QUERY = '''SELECT keys.Value, COUNT(*)
FROM (SELECT * FROM NodesTags
UNION ALL
SELECT * FROM WaysTags) keys
WHERE Key = 'cuisine'
GROUP BY keys.Value
ORDER BY COUNT(*) DESC
;''' 

c.execute(QUERY)
rows = c.fetchall()

for row in rows:
    print row
    
(u'indian', 29)
(u'sandwich', 22)
(u'chinese', 21)
(u'mexican', 20)
(u'burger', 18)
(u'pizza', 16)
(u'thai', 10)
(u'american', 8)
(u'japanese', 8)
(u'vietnamese', 8)
(u'mediterranean', 7)
(u'coffee_shop', 6)
(u'korean', 5)
(u'ice_cream', 4)
(u'sushi', 4)
(u'asian', 3)
(u'chicken', 3)
(u'barbecue', 2)
(u'greek', 2)
(u'italian', 2)
(u'kebab', 2)
(u'persian', 2)
(u'Asian', 1)
(u'Mexican', 1)
(u'Persian', 1)
(u'afgan', 1)
(u'breakfast', 1)
(u'dessert', 1)
(u'donuts', 1)
(u'fish_and_chips', 1)
(u'german', 1)
(u'iranian', 1)
(u'mongolian', 1)
(u'pho', 1)
(u'ramen', 1)
(u'regional', 1)
(u'steak_house', 1)
(u'vegetarian', 1)
(u'vietnamnese', 1)

This final query, while not surprising in its results, highlights the biggest issue with the dataset overall, which I have overlooked until now.

There is a great amount of inconsistency in how the tag keys and values are used. In the query above, only one barbecue restaurant is listed, however I included 'bbq' in my restaurants query because there are 19 locations where the value for the 'amenity' key is 'bbq'. And 'ramen' is a kind of Japanese food - Sunnyvale has absolutely more than one ramen restaurant, but the other may be categorized as Japanese.

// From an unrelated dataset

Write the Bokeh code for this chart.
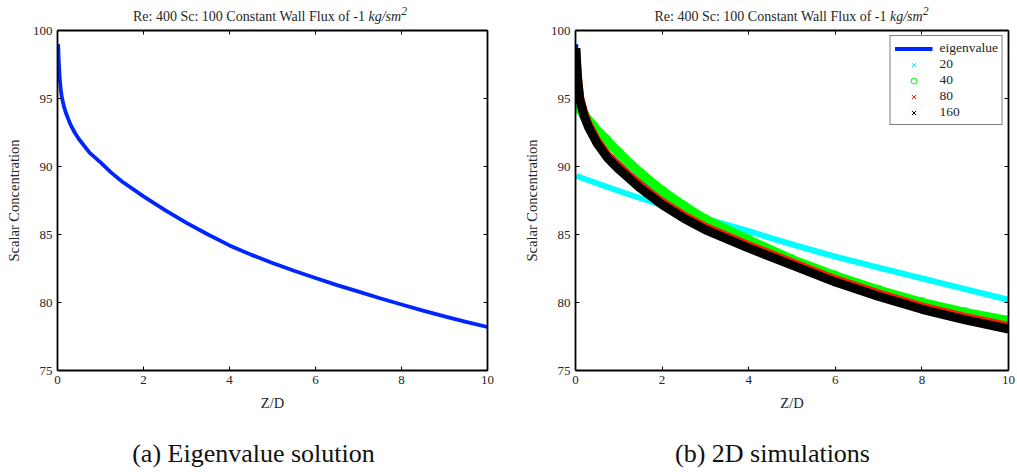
from bokeh.plotting import figure
from bokeh.models import Range1d, LinearAxis, SingleIntervalTicker, Legend, LegendItem, Div
from bokeh.layouts import row, column
from bokeh.embed import file_html
from bokeh.resources import INLINE

# ---------------- data ----------------
# Eigenvalue solution
EIG_Z = [0.015, 0.03, 0.05, 0.07, 0.1, 0.15, 0.2, 0.3, 0.4, 0.5, 0.75, 1.0, 1.25, 1.5,
         2.0, 2.5, 3.0, 3.5, 4.0, 4.5, 5.0, 5.5, 6.0, 6.5, 7.0, 7.5, 8.0, 8.5, 9.0, 9.5, 10.0]
EIG_C = [99.0, 97.7, 96.6, 95.8, 95.1, 94.4, 93.9, 93.1, 92.5, 92.0, 91.0, 90.3, 89.55, 88.9,
         87.8, 86.8, 85.85, 85.0, 84.2, 83.52, 82.9, 82.33, 81.8, 81.28, 80.8, 80.31, 79.85,
         79.4, 78.98, 78.58, 78.2]

# 2D simulations (resolution 20, 40, 80, 160)
Z20 = [0.02, 1.0, 2.0, 3.0, 4.0, 5.0, 6.0, 7.0, 8.0, 9.0, 10.0]
C20 = [89.3, 88.2, 87.15, 86.17, 85.24, 84.27, 83.37, 82.56, 81.78, 80.98, 80.2]

Z40 = [0.02, 0.2, 0.4, 0.7, 1.0, 1.5, 2.0, 2.5, 3.0, 4.0, 5.0, 6.0, 7.0, 8.0, 9.0, 10.0]
C40 = [94.5, 93.8, 93.0, 92.0, 91.0, 89.5, 88.2, 87.1, 86.1, 84.6, 83.15, 81.95, 80.9, 80.0, 79.25, 78.65]

Z80 = [0.01, 0.03, 0.05, 0.1, 0.2, 0.3, 0.5, 0.75, 1.0, 1.5, 2.0, 2.5, 3.0, 4.0, 5.0, 6.0, 7.0, 8.0, 9.0, 10.0]
C80 = [98.3, 97.6, 96.6, 95.1, 93.9, 93.1, 91.9, 90.8, 90.0, 88.6, 87.4, 86.4, 85.55, 84.2, 82.95, 81.7, 80.65, 79.7, 78.92, 78.25]

Z160 = [0.01, 0.03, 0.05, 0.1, 0.2, 0.3, 0.5, 0.75, 1.0, 1.5, 2.0, 2.5, 3.0, 4.0, 5.0, 6.0, 7.0, 8.0, 9.0, 10.0]
C160 = [98.7, 97.4, 96.4, 94.9, 93.7, 92.9, 91.7, 90.6, 89.8, 88.4, 87.2, 86.2, 85.35, 84.0, 82.75, 81.5, 80.45, 79.5, 78.72, 78.05]

X_TICK_STEP = 2
Y_TICK_STEP = 5

TITLE_MAIN = "Re: 400 Sc: 100 Constant Wall Flux of -1"
TITLE_UNIT = "kg/sm<sup>2</sup>"
CAPTIONS = ["(a) Eigenvalue solution", "(b) 2D simulations"]
LEGEND_LABELS = ["eigenvalue", "20", "40", "80", "160"]

SERIF = "Liberation Serif"
TXT = "#262626"
BLUE = "#0026ff"

TITLE_H = 24
CAP_H = 40
FIG_H = 472 - TITLE_H - CAP_H


def style_axis(ax, labels=True):
    ax.axis_line_width = 1.8
    ax.axis_line_color = "black"
    ax.major_tick_line_color = "black"
    ax.major_tick_line_width = 1
    ax.major_tick_in = 4
    ax.major_tick_out = 0
    ax.minor_tick_line_color = None
    if labels:
        ax.major_label_text_font = SERIF
        ax.major_label_text_font_size = "13px"
        ax.major_label_text_color = TXT
        ax.major_label_standoff = 5
        ax.axis_label_text_font = SERIF
        ax.axis_label_text_font_size = "14.5px"
        ax.axis_label_text_font_style = "normal"
        ax.axis_label_text_color = TXT
        ax.axis_label_standoff = 8
    else:
        ax.major_label_text_font_size = "1px"
        ax.major_label_text_color = None
        ax.major_label_standoff = 0


def make_fig(width, bl, br, bt, bb):
    p = figure(width=width, height=FIG_H, x_range=Range1d(0, 10), y_range=Range1d(75, 100),
               min_border_left=bl, min_border_right=br, min_border_top=bt, min_border_bottom=bb,
               output_backend="svg", toolbar_location=None,
               x_axis_label="Z/D", y_axis_label="Scalar Concentration")
    p.grid.visible = False
    p.outline_line_color = None
    p.background_fill_color = "white"
    p.border_fill_color = "white"
    p.xaxis.ticker = SingleIntervalTicker(interval=X_TICK_STEP, num_minor_ticks=0)
    p.yaxis.ticker = SingleIntervalTicker(interval=Y_TICK_STEP, num_minor_ticks=0)
    for ax in p.xaxis:
        style_axis(ax)
    for ax in p.yaxis:
        style_axis(ax)
    top = LinearAxis(ticker=SingleIntervalTicker(interval=X_TICK_STEP, num_minor_ticks=0))
    style_axis(top, labels=False)
    p.add_layout(top, "above")
    right = LinearAxis(ticker=SingleIntervalTicker(interval=Y_TICK_STEP, num_minor_ticks=0))
    style_axis(right, labels=False)
    p.add_layout(right, "right")
    return p


def title_div(width, center):
    html = (f'<div style="position:relative;width:{width}px;height:{TITLE_H}px;">'
            f'<span style="position:absolute;left:{center}px;top:0px;transform:translateX(-50%);'
            f'white-space:nowrap;font-family:\'{SERIF}\';font-size:14px;line-height:{TITLE_H}px;color:{TXT};">'
            f'{TITLE_MAIN} <i>{TITLE_UNIT}</i></span></div>')
    return Div(text=html, width=width, height=TITLE_H, margin=0)


def caption_div(width, center, text):
    html = (f'<div style="position:relative;width:{width}px;height:{CAP_H}px;">'
            f'<span style="position:absolute;left:{center}px;top:2px;transform:translateX(-50%);'
            f'white-space:nowrap;font-family:\'{SERIF}\';font-size:26px;line-height:{CAP_H}px;color:#111;">'
            f'{text}</span></div>')
    return Div(text=html, width=width, height=CAP_H, margin=0)


# ---------------- left: eigenvalue solution ----------------
p1 = make_fig(508, 57, 21, 30 - TITLE_H, 472 - CAP_H - 370)
p1.line(EIG_Z, EIG_C, line_color=BLUE, line_width=3.8, line_join="round")

# ---------------- right: 2D simulations ----------------
p2 = make_fig(509, 67, 9, 29 - TITLE_H, 472 - CAP_H - 371)
r_eig = p2.line(EIG_Z, EIG_C, line_color=BLUE, line_width=3.8, line_join="round")

p2.line(Z20, C20, line_color="cyan", line_width=6, line_join="round")
r20 = p2.scatter(Z20, C20, marker="x", size=7, line_color="cyan", line_width=1)

p2.line(Z40, C40, line_color="#00ff00", line_width=9.5, line_join="round")
r40 = p2.scatter(Z40, C40, marker="circle", size=10, fill_color=None, line_color="#00ff00", line_width=1)

p2.line(Z80, C80, line_color="#ff1a00", line_width=8.5, line_join="round")
r80 = p2.scatter(Z80, C80, marker="x", size=7, line_color="#ff1a00", line_width=1)

p2.line(Z160, C160, line_color="black", line_width=9, line_join="round")
r160 = p2.scatter(Z160, C160, marker="x", size=7, line_color="black", line_width=1)

legend = Legend(items=[LegendItem(label=LEGEND_LABELS[0], renderers=[r_eig]),
                       LegendItem(label=LEGEND_LABELS[1], renderers=[r20]),
                       LegendItem(label=LEGEND_LABELS[2], renderers=[r40]),
                       LegendItem(label=LEGEND_LABELS[3], renderers=[r80]),
                       LegendItem(label=LEGEND_LABELS[4], renderers=[r160])],
                location="top_right", margin=5, padding=4, spacing=0,
                glyph_width=38, glyph_height=15, label_height=15, label_standoff=7,
                label_text_font=SERIF, label_text_font_size="13.5px", label_text_color=TXT,
                border_line_color="black", border_line_width=1.5, background_fill_alpha=1)
p2.add_layout(legend)

layout = column(row(title_div(508, 270), title_div(509, 283.5)),
                row(p1, p2),
                row(caption_div(508, 253.5, CAPTIONS[0]), caption_div(509, 264.5, CAPTIONS[1])))
open("out.html", "w").write(file_html(layout, INLINE))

There are also issues with how the ways are tagged. A way should not have an amenity tag, because an amenity represents a single location, not a series of locations. So these tags should be confined to the nodes data set alone.

I looked into what kind of standardization exists within the OpenStreetMap community, and it seems that while there is a standardized list of common tags, users are invited to make up new tags on an as-needed basis. The Nodes use 179 tags, 54 of which are used only once. The Ways use 270 tags, 66 of which are used only once.

In [81]:
import sqlite3

db = sqlite3.connect('sunnyvale.db')
c = db.cursor()

QUERY = '''SELECT COUNT (*) FROM (SELECT Key, COUNT(*) as c FROM NodesTags GROUP BY Key ORDER BY c) WHERE c = 1 ;''' 

c.execute(QUERY)
rows = c.fetchall()

for row in rows:
    print row
    
(54,)

Opportunities for Improvement

Overall, I found the data relatively consistent in terms of type, boundaries, and formats. However, I identified a great deal of inconsistency in terms of how the tag keys and values are used. A next step in working with this data would be to compare the keys in the data set to the standard keys in the OpenStreetMap wiki. For those that are non-standard, evaluate whether they are neccessary, or whether one of the standard keys would provide the same information.
The greatest drawback of such a project is the tedium and the fact that there is little about it that can be done programatically. It would actually take going through the tag keys and values one by one to determine whether they are being used appropriately. Additionally, this is a subjective task in nature, so one person's improvement might be another's mistake.